Saturday, December 11, 2010

There Has Been Blood

It's been a bloody day.

This is a photo of our three new cows taken a day or so ago. You will note the horns on each of the mature cows. Their horns were 'banded' before they came to us, i.e. a very tight rubber band was attached around the base of each horn with the purpose of constricting the blood flow, eventually causing it to fall off on its own. This is not my favorite de-horning method. I hear that skilled people with wire saws and needle nose pliers can do a very quick and relatively clean job of it when they have to, but the best option by far, for everyone involved, seems to be burning the bud of the horn when the cow is very young. I came to this opinion this morning when I went to the barn. Having greeted the cows and grabbed a pitchfork to begin cleaning up their manure. I was forking a patty when I noticed a splotch of blood on the hay. That was alarming. I looked around and saw many spots of blood until I finally lifted my head to see that one of Datura's horns had come off last night. The left side of her face was covered in blood as well as a large spot on her body where she had nestled her head last night. She was no longer bleeding and all the blood on her body was dry. In fact she was behaving very normally, taking a little grain from the bucket in my hand, drinking water, eating hay and so forth. I was alone on the farm at the time and called someone with more experience who reassured me that as long as she was not bleeding anymore, things would be okay. This was relieving to hear, but it only just takes the edge off of seeing one of your cows covered in blood.

These two roosters look guilty for a reason. Garth and I came to the egg mobile this afternoon to find these two and another mercilessly attacking a fourth rooster. Some male chickens will actually repress their sexuality in response to a very dominant rooster in the group. This was the story with two of our roosters. They had been odd looking hens their whole lives until a few very aggressive roosters were extinguished, at which point they promptly began learning to crow and commanding their own little harems. I don't know whether it's that the cold has forced them into tighter quarters, but three of them had abused and terrified this fourth rooster to the point that he was burying his face in a corner of the hen house with his own blood smeared down the walls. Garth decided he would have to kill both the persecutor and prey or it would no doubt continue.
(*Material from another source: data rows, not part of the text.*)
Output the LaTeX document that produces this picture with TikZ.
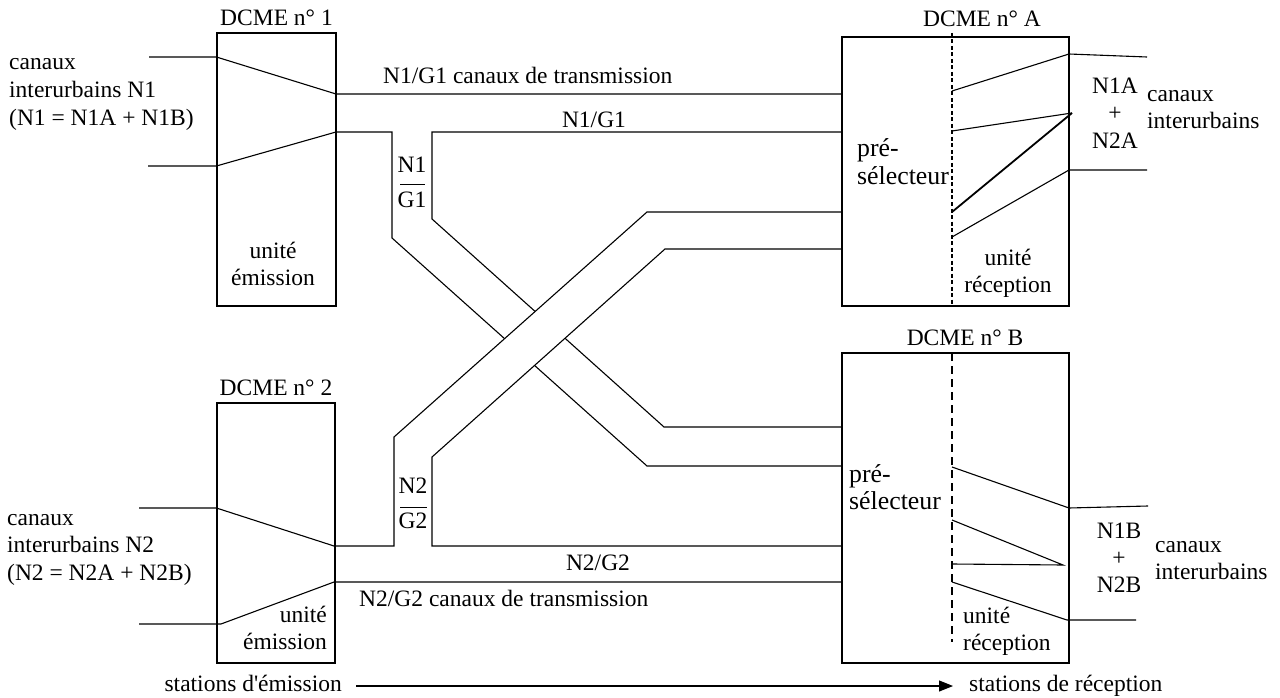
\documentclass[tikz,border=0pt]{standalone}
\usepackage{fontspec}
\setmainfont{Liberation Serif}
\usetikzlibrary{arrows.meta}
\begin{document}
\begin{tikzpicture}[x=1pt,y=-1pt,
  every node/.style={inner sep=0pt, font=\fontsize{23.5}{28}\selectfont},
  box/.style={draw, line width=1.2pt},
  ln/.style={line width=1.1pt},
  big/.style={font=\fontsize{25.8}{28}\selectfont},
  fineDash/.style={line width=1.8pt, dash pattern=on 4pt off 2.5pt},
  longDash/.style={line width=1.8pt, dash pattern=on 8pt off 5pt}]
\useasboundingbox (0,0) rectangle (1280,698);

% ---- boxes
\node[box, minimum width=119pt, minimum height=273pt] (d1) at (276.5,169.5) {};
\node[box, minimum width=118pt, minimum height=260pt] (d2) at (276,533) {};
\node[box, minimum width=227pt, minimum height=269pt] (dA) at (955.5,171.5) {};
\node[box, minimum width=227pt, minimum height=310pt] (dB) at (955.5,508) {};

% ---- box titles
\node[anchor=base] (t1) at (276.5,26) {DCME n° 1};
\node[anchor=base] (t2) at (276,395) {DCME n° 2};
\node[anchor=base] (tA) at (982,27) {DCME n° A};
\node[anchor=base] (tB) at (965,345) {DCME n° B};

% ---- dashed separators
\coordinate (sAt) at (952,33);
\coordinate (sAb) at (952,306);
\coordinate (sBt) at (952,353);
\coordinate (sBb) at (952,642);
\draw[fineDash] (sAt) -- (sAb);
\draw[longDash] (sBt) -- (sBb);

% ---- DCME 1 inputs and outputs
\coordinate (i1a) at (149,57);
\coordinate (o1a) at (336,94);
\coordinate (i1b) at (148,166);
\coordinate (o1b) at (336,132);
\draw[ln] (i1a) -- (d1.west |- i1a) -- (o1a) -- (dA.west |- o1a);

% N1 band (drawn first, passes under N2 band)
\coordinate (n1a) at (392,132);
\coordinate (n1b) at (392,238);
\coordinate (n1c) at (647,466);
\coordinate (n1d) at (432,132);
\coordinate (n1e) at (432,219);
\coordinate (n1f) at (664,427);
\draw[ln] (i1b) -- (d1.west |- i1b) -- (o1b) -- (n1a) -- (n1b) -- (n1c) -- (dB.west |- n1c);
\draw[ln] (dA.west |- n1d) -- (n1d) -- (n1e) -- (n1f) -- (dB.west |- n1f);

% ---- DCME 2 inputs and outputs
\coordinate (i2a) at (139,508);
\coordinate (o2a) at (334,546);
\coordinate (i2b) at (139,624);
\coordinate (k2b) at (221,624);
\coordinate (o2b) at (334,582);
\draw[ln] (i2b) -- (k2b) -- (o2b) -- (dB.west |- o2b);

% N2 band (over N1 band)
\coordinate (n2a) at (394,546);
\coordinate (n2b) at (394,437);
\coordinate (n2c) at (647,212);
\coordinate (n2d) at (432,546);
\coordinate (n2e) at (432,457);
\coordinate (n2f) at (665,249);
\fill[white] (n2b) -- (n2c) -- (n2f) -- (n2e) -- cycle;
\draw[ln] (i2a) -- (d2.west |- i2a) -- (o2a) -- (n2a) -- (n2b) -- (n2c) -- (dA.west |- n2c);
\draw[ln] (dB.west |- n2d) -- (n2d) -- (n2e) -- (n2f) -- (dA.west |- n2f);

% ---- DCME A internals
\coordinate (a1) at (952,91);  \coordinate (a1r) at (1069,54);  \coordinate (a1o) at (1147,57);
\coordinate (a2) at (952,131); \coordinate (a2r) at (1072,113);
\coordinate (a3) at (952,212);
\coordinate (a4) at (952,237); \coordinate (a4r) at (1069,170); \coordinate (a4o) at (1147,170);
\draw[ln] (a1) -- (a1r) -- (a1o);
\draw[ln] (a2) -- (a2r);
\draw[line width=1.8pt] (a3) -- (a2r);
\draw[ln] (a4) -- (a4r) -- (a4o);

% ---- DCME B internals
\coordinate (b1) at (952,467); \coordinate (b1r) at (1069,508); \coordinate (b1o) at (1148,506);
\coordinate (b2) at (952,520); \coordinate (b2r) at (1063,565);
\coordinate (b3) at (952,564);
\coordinate (b4) at (952,582); \coordinate (b4r) at (1067,620); \coordinate (b4o) at (1136,620);
\draw[ln] (b1) -- (b1r) -- (b1o);
\draw[ln] (b2) -- (b2r) -- (b3);
\draw[ln] (b4) -- (b4r) -- (b4o);

% ---- left texts
\node[anchor=base west] (l1a) at (9,70) {canaux};
\node[anchor=base west] (l1b) at (9,98) {interurbains N1};
\node[anchor=base west] (l1c) at (9,126) {(N1 = N1A + N1B)};
\node[anchor=base west] (l2a) at (7,525) {canaux};
\node[anchor=base west] (l2b) at (7,552) {interurbains N2};
\node[anchor=base west] (l2c) at (7,580) {(N2 = N2A + N2B)};

% ---- emission units
\node[anchor=base] (u1a) at (273,258) {unité};
\node[anchor=base] (u1b) at (273,285) {émission};
\node[anchor=base east] (u2a) at (327,622) {unité};
\node[anchor=base east] (u2b) at (327,649) {émission};

% ---- channel labels
\node[anchor=base west] (c1) at (383,84) {N1/G1 canaux de transmission};
\node[anchor=base] (g1) at (594,128) {N1/G1};
\node[anchor=base] (g2) at (598,570) {N2/G2};
\node[anchor=base west] (c2) at (359,606) {N2/G2 canaux de transmission};

% ---- fractions in bands
\node[anchor=base] (f1n) at (412,172) {N1};
\node[anchor=base] (f1d) at (412,207) {G1};
\coordinate (f1l) at (400,184); \coordinate (f1r) at (425,184);
\draw[line width=1pt] (f1l) -- (f1r);
\node[anchor=base] (f2n) at (413,493) {N2};
\node[anchor=base] (f2d) at (413,528) {G2};
\coordinate (f2l) at (400,507); \coordinate (f2r) at (427,507);
\draw[line width=1pt] (f2l) -- (f2r);

% ---- DCME A texts
\node[big, anchor=base west] (pA1) at (857,157) {pré-};
\node[big, anchor=base west] (pA2) at (857,184) {sélecteur};
\node[anchor=base] (rA1) at (1008,265) {unité};
\node[anchor=base] (rA2) at (1008,292) {réception};
\node[anchor=base] (nA1) at (1115,94) {N1A};
\node[anchor=base] (nA2) at (1115,121) {+};
\node[anchor=base] (nA3) at (1115,149) {N2A};
\node[anchor=base west] (cA1) at (1147,102) {canaux};
\node[anchor=base west] (cA2) at (1147,129) {interurbains};

% ---- DCME B texts
\node[big, anchor=base west] (pB1) at (849,482) {pré-};
\node[big, anchor=base west] (pB2) at (849,509) {sélecteur};
\node[anchor=base west] (rB1) at (963,623) {unité};
\node[anchor=base west] (rB2) at (963,650) {réception};
\node[anchor=base] (nB1) at (1119,538) {N1B};
\node[anchor=base] (nB2) at (1119,565) {+};
\node[anchor=base] (nB3) at (1119,592) {N2B};
\node[anchor=base west] (cB1) at (1155,552) {canaux};
\node[anchor=base west] (cB2) at (1155,579) {interurbains};

% ---- bottom direction arrow
\node[anchor=base east] (se) at (342,691) {stations d\textquotesingle émission};
\node[anchor=base west] (sr) at (969,691) {stations de réception};
\coordinate (ar1) at (356,686);
\coordinate (ar2) at (953,686);
\draw[line width=1.1pt, -{Triangle[length=14pt,width=11pt]}] (ar1) -- (ar2);
\end{tikzpicture}
\end{document}
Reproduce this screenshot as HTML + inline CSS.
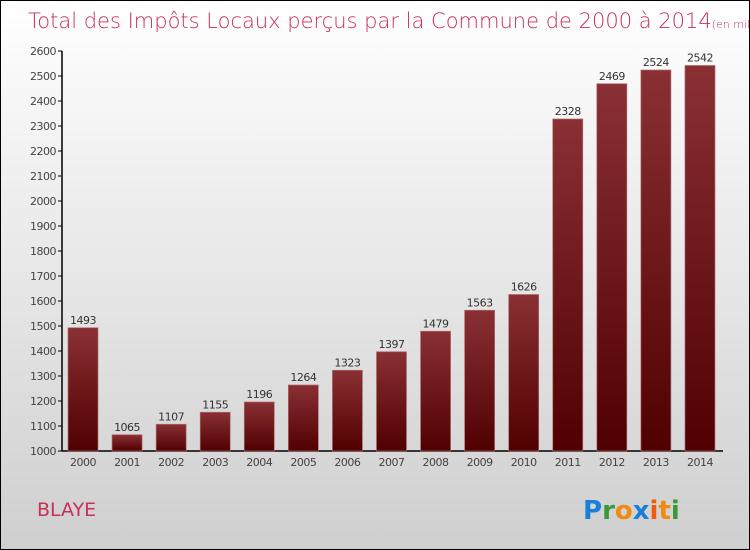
<!DOCTYPE html>
<html><head><meta charset="utf-8"><style>
body{margin:0}
#wrap{width:750px;height:550px;position:relative;overflow:hidden;box-sizing:border-box;border:1px solid #000;background:linear-gradient(#ffffff,#cfcfcf);font-family:"DejaVu Sans","Liberation Sans",sans-serif}
svg{position:absolute;left:0;top:0}
</style></head><body>
<div id="wrap">
<svg id="c" width="750" height="550">
<defs><linearGradient id="bg" x1="0" y1="0" x2="0" y2="1"><stop offset="0" stop-color="#8a3035"/><stop offset="1" stop-color="#500000"/></linearGradient></defs>
<text x="27" y="27" font-size="21" fill="#c8305a" font-family="DejaVu Sans,sans-serif" font-weight="200">Total des Impôts Locaux perçus par la Commune de 2000 à 2014<tspan font-size="11">(en milliers d'€)</tspan></text>
<text x="36" y="515" font-size="19" fill="#c8305a">BLAYE</text>
<text x="582" y="518" font-size="26" font-weight="bold"><tspan fill="#1a7fd6">P</tspan><tspan fill="#3a9a3a">r</tspan><tspan fill="#f08a10">o</tspan><tspan fill="#1a7fd6">x</tspan><tspan fill="#f05a10">i</tspan><tspan fill="#f08a10">t</tspan><tspan fill="#3a9a3a">i</tspan></text>
</svg></div>
<script>
const categories=["2000","2001","2002","2003","2004","2005","2006","2007","2008","2009","2010","2011","2012","2013","2014"];
const values=[1493,1065,1107,1155,1196,1264,1323,1397,1479,1563,1626,2328,2469,2524,2542];
const ticks=[1000,1100,1200,1300,1400,1500,1600,1700,1800,1900,2000,2100,2200,2300,2400,2500,2600];
const svg=document.getElementById('c');const NS='http://www.w3.org/2000/svg';
const y=v=>450-(v-1000)*400/1600;
const x=i=>67+i*44.07;
function mk(t,a,txt){const e=document.createElementNS(NS,t);for(const k in a)e.setAttribute(k,a[k]);if(txt!=null)e.textContent=txt;svg.appendChild(e);return e;}
let e=mk('line',{x1:61,y1:50,x2:61,y2:450,stroke:'#000','stroke-width':1.5});


e=mk('line',{x1:61,y1:450,x2:722,y2:450,stroke:'#000','stroke-width':1.5});


ticks.forEach(t=>{
 e=mk('line',{x1:57,y1:y(t),x2:61,y2:y(t),stroke:'#000'});
 
 
 e=mk('text',{x:55,y:y(t)+4,'font-size':11,'text-anchor':'end',fill:'#444','letter-spacing':'-0.5'},t);
 
 
});
categories.forEach((c,i)=>{
 const v=values[i];
 e=mk('rect',{x:x(i),y:y(v),width:30,height:450-y(v),fill:'url(#bg)',stroke:'#b06a6e','stroke-width':0.7});
 
 
 e=mk('text',{x:x(i)+15,y:y(v)-4,'font-size':11,'text-anchor':'middle',fill:'#333','letter-spacing':'-0.5'},v);
 
 
 e=mk('text',{x:x(i)+15,y:465,'font-size':11,'text-anchor':'middle',fill:'#444','letter-spacing':'-0.5'},c);
 
 
});
</script>
</body></html>
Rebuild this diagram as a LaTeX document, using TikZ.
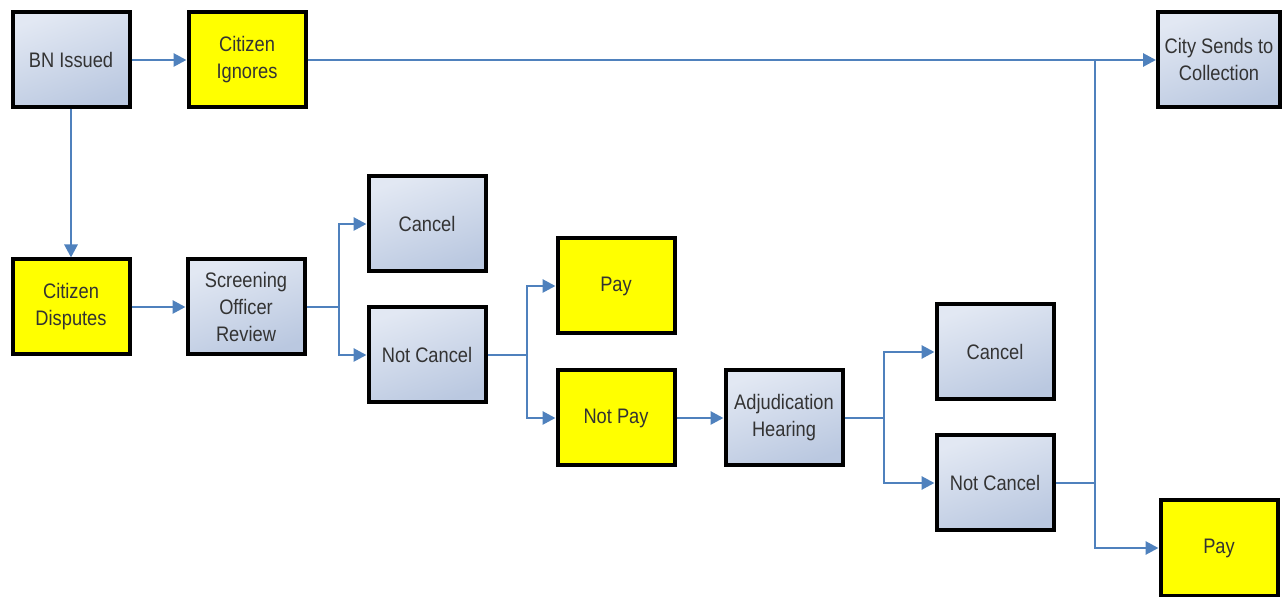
\documentclass[tikz,border=0pt]{standalone}
\usepackage{fontspec}
\setmainfont{Liberation Sans}[FakeStretch=0.87]
\usetikzlibrary{arrows.meta}
\definecolor{linkblue}{HTML}{4F81BD}
\definecolor{boxtop}{HTML}{E2E8F3}
\definecolor{boxbot}{HTML}{BAC8E0}
\definecolor{citizen}{HTML}{FFFF00}

\begin{document}
\begin{tikzpicture}[x=0.5pt, y=-0.5pt,
    box/.style={draw=black, line width=2pt, minimum width=58.5pt, minimum height=47.5pt,
      align=center, font=\fontsize{10.5}{13.5}\selectfont, text=black!80},
    office/.style={box, top color=boxtop, bottom color=boxbot, shading angle=20},
    yellowbox/.style={box, fill=citizen},
    link/.style={draw=linkblue, line width=1.4pt},
    arr/.style={link, -{Triangle[length=6.5pt, width=6.5pt]}}]
    \useasboundingbox (0,0) rectangle (1283,597);
    \node [office] (issued) at (71, 60) {BN Issued};
    \node [yellowbox] (ignores) at (247, 60) {Citizen\\Ignores};
    \node [office] (collect) at (1219, 60) {City Sends to\\Collection};
    \node [yellowbox] (disputes) at (71, 307) {Citizen\\Disputes};
    \node [office] (screen) at (246, 307) {Screening\\Officer\\Review};
    \node [office] (cancelA) at (427, 224) {Cancel};
    \node [office] (notcancelA) at (427, 355) {Not Cancel};
    \node [yellowbox] (payA) at (616, 286) {Pay};
    \node [yellowbox] (notpay) at (616, 418) {Not Pay};
    \node [office] (hearing) at (784, 418) {Adjudication\\Hearing};
    \node [office] (cancelB) at (995, 352) {Cancel};
    \node [office] (notcancelB) at (995, 483) {Not Cancel};
    \node [yellowbox] (payB) at (1219, 548) {Pay};
    %
    \coordinate (splitA) at (339, 307);
    \coordinate (splitB) at (527, 355);
    \coordinate (splitC) at (884, 418);
    \coordinate (splitD) at (1095, 60);
    %
    \draw [arr] (issued) -- (ignores);
    \draw [arr] (ignores) -- (collect);
    \draw [arr] (issued) -- (disputes);
    \draw [arr] (disputes) -- (screen);
    \draw [link] (screen.east) -- (splitA);
    \draw [arr] (splitA) |- (cancelA.west);
    \draw [arr] (splitA) |- (notcancelA.west);
    \draw [link] (notcancelA.east) -- (splitB);
    \draw [arr] (splitB) |- (payA.west);
    \draw [arr] (splitB) |- (notpay.west);
    \draw [arr] (notpay) -- (hearing);
    \draw [link] (hearing.east) -- (splitC);
    \draw [arr] (splitC) |- (cancelB.west);
    \draw [arr] (splitC) |- (notcancelB.west);
    \draw [link] (notcancelB.east) -- (notcancelB.east -| splitD);
    \draw [arr] (splitD) |- (payB.west);
\end{tikzpicture}
\end{document}
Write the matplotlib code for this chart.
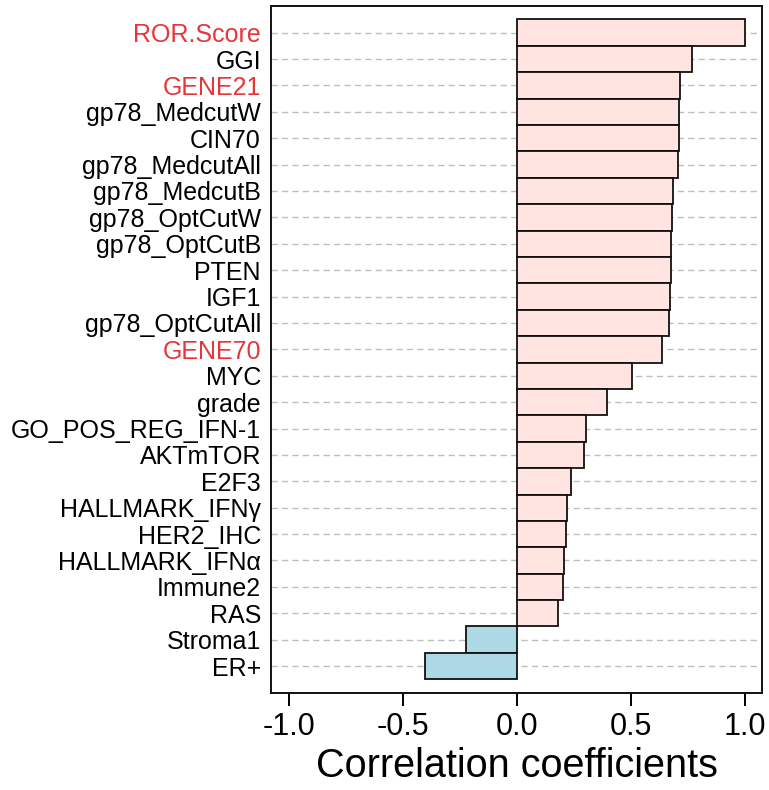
import matplotlib
matplotlib.use("Agg")
import matplotlib.pyplot as plt
import numpy as np

# Correlation of each signature / variable, ordered from top to bottom
labels = [
    "ROR.Score", "GGI", "GENE21", "gp78_MedcutW", "CIN70", "gp78_MedcutAll",
    "gp78_MedcutB", "gp78_OptCutW", "gp78_OptCutB", "PTEN", "IGF1",
    "gp78_OptCutAll", "GENE70", "MYC", "grade", "GO_POS_REG_IFN-1",
    "AKTmTOR", "E2F3", "HALLMARK_IFNγ", "HER2_IHC",
    "HALLMARK_IFNα", "Immune2", "RAS", "Stroma1", "ER+",
]
values = [
    1.00, 0.769, 0.717, 0.712, 0.713, 0.706,
    0.687, 0.681, 0.677, 0.677, 0.672,
    0.669, 0.637, 0.506, 0.397, 0.302,
    0.296, 0.236, 0.221, 0.218,
    0.207, 0.205, 0.182, -0.221, -0.401,
]
highlighted = ["ROR.Score", "GENE21", "GENE70"]

xticks = [-1.0, -0.5, 0.0, 0.5, 1.0]
xtick_labels = ["-1.0", "-0.5", "0.0", "0.5", "1.0"]

pos_color = "#FFE4E1"
neg_color = "#ADD8E6"
hl_color = "#E8353A"

plt.rcParams["font.family"] = ["Liberation Sans", "DejaVu Sans"]

fig = plt.figure(figsize=(7.69, 7.90), dpi=100)
ax = fig.add_axes([0.352, 0.1228, 0.9913 - 0.352, 0.9928 - 0.1228])

n = len(labels)
y = np.arange(n)

# dashed guide lines behind the bars
for yi in y:
    ax.axhline(yi, color="#BEBEBE", lw=1.0, linestyle=(0, (4.5, 3)), zorder=1)

colors = [pos_color if v >= 0 else neg_color for v in values]
ax.barh(y, values, height=1.0, color=colors, edgecolor="#111111",
        linewidth=1.3, zorder=2)

ax.set_ylim(n - 1 + 1.02, -1.02)
ax.set_xlim(-1.079, 1.077)

ax.set_yticks(y)
ax.set_yticklabels(labels, fontsize=18)
ax.tick_params(axis="y", length=0, pad=7)
for lab in ax.get_yticklabels():
    if lab.get_text() in highlighted:
        lab.set_color(hl_color)

ax.set_xticks(xticks)
ax.set_xticklabels(xtick_labels, fontsize=22)
ax.tick_params(axis="x", length=9.5, width=1.4, pad=4, direction="out")

for side in ["left", "right", "top", "bottom"]:
    ax.spines[side].set_linewidth(1.4)
    ax.spines[side].set_color("#111111")

ax.set_xlabel("Correlation coefficients", fontsize=28.5, labelpad=4)

fig.savefig("out.png", dpi=100)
He lifted them gently by their feet and carried them over to the old milk house where they will stay overnight before meeting their end tomorrow.

Deer season draws to a close at sundown on Sunday. We heard from one of our elderly neighbors that there used to be 'old timers' around here that would gladly take the organs from any hunters who didn't want to deal with them. "But they all died," he said "and now everyone just throws them away." Edmund took the heart of a buck this man shot a week ago and I guess word got around. This evening a van pulled up and stopped. Garth recognized the man walking toward our door as one in a group of local hunters. He brought us a bag. In it was the heart and liver of doe he killed this afternoon. So I am happy that we are beginning to fill a hole in the community here, no matter what it is.


Friday, December 3, 2010

Frozen Water

Not a lot has changed here since the last post I wrote. The sky is still grey, shedding snow occasionally like finely grated parmesan cheese. The cows are masticating their hay constantly, blurring their bones from our sight with layers of valuable fat. The water for the chickens freezes every night. Edmund just set up this heat lamp with a timer on it to keep the ice at bay. The extra light may also persuade a few more eggs from the flock. I shut them in tonight and thought it looked so cozy in there. Maybe I am lonely for the Thanksgiving company we just had, but it looked like a sleepover to me. I'm sure they'll be talking long into the night.